For some of our movie-going group, the jumpy storytelling, deep backstories, and unpleasant characterizations left them cold. It was needlessly complicated; it even dragged in places. They just didn’t care about all that stuff. For them, Birds was good enough, but a bit of a disappointment. For others–especially the comics fans and viewers in their 20’s–they got pretty much what they expected: a dark and violent adventure, more reminiscent of Deadpool or Kick-Ass than their favorite Batman movies (whichever they preferred; take your pick). And they (me included) had no trouble falling in love with the entirely homicidal nutcase Harley.

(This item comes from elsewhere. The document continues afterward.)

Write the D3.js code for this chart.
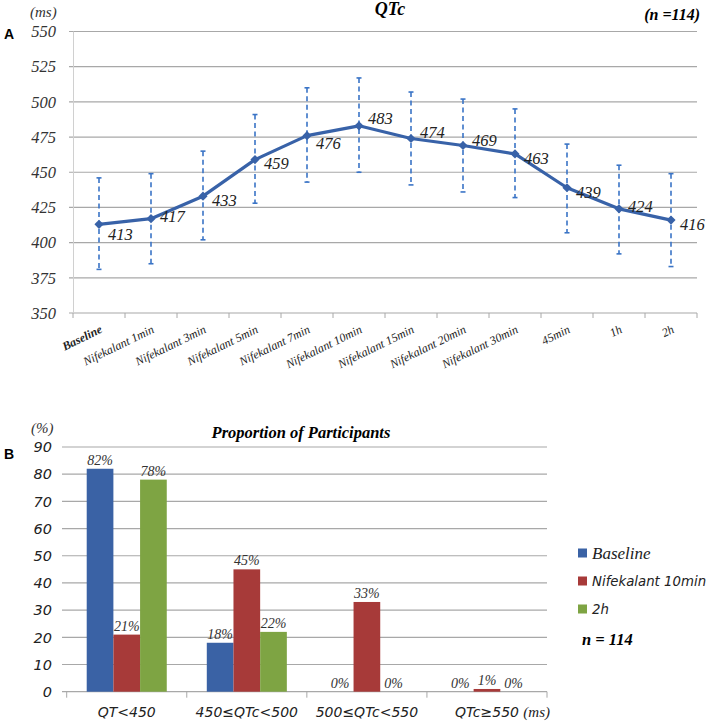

She’s just bein’ her.

It’s unlikely that Birds of Prey will show up in anybody’s Top Five Best Super-Hero Movies of the Decade, but it’s not the mess that Suicide Squad, the movie that introduced Robbie’s Harley to the world, was. And it’s certainly not the turgid train wreck of Justice League. Where it will go from here in terms of its own franchise for the Birds or Harley, and how (or if) it will fit into the upcoming Pattison/Kravitz Batman/Catwoman continuity remains to be seen. Still, almost anybody who goes into Birds of Prey and the Fantabulous Emancipation of One Harley Quinn won’t hate it. It’s not bad, or so says the SeFija! squad. On the other hand, some of the viewer won’t leave feeling entirely satisfied either.

Birds of Prey in theaters February 7. Starring Jurnee Smollett-Bell, Rosie Perez, Ella Jay Basco, and directed by Cathy Yan.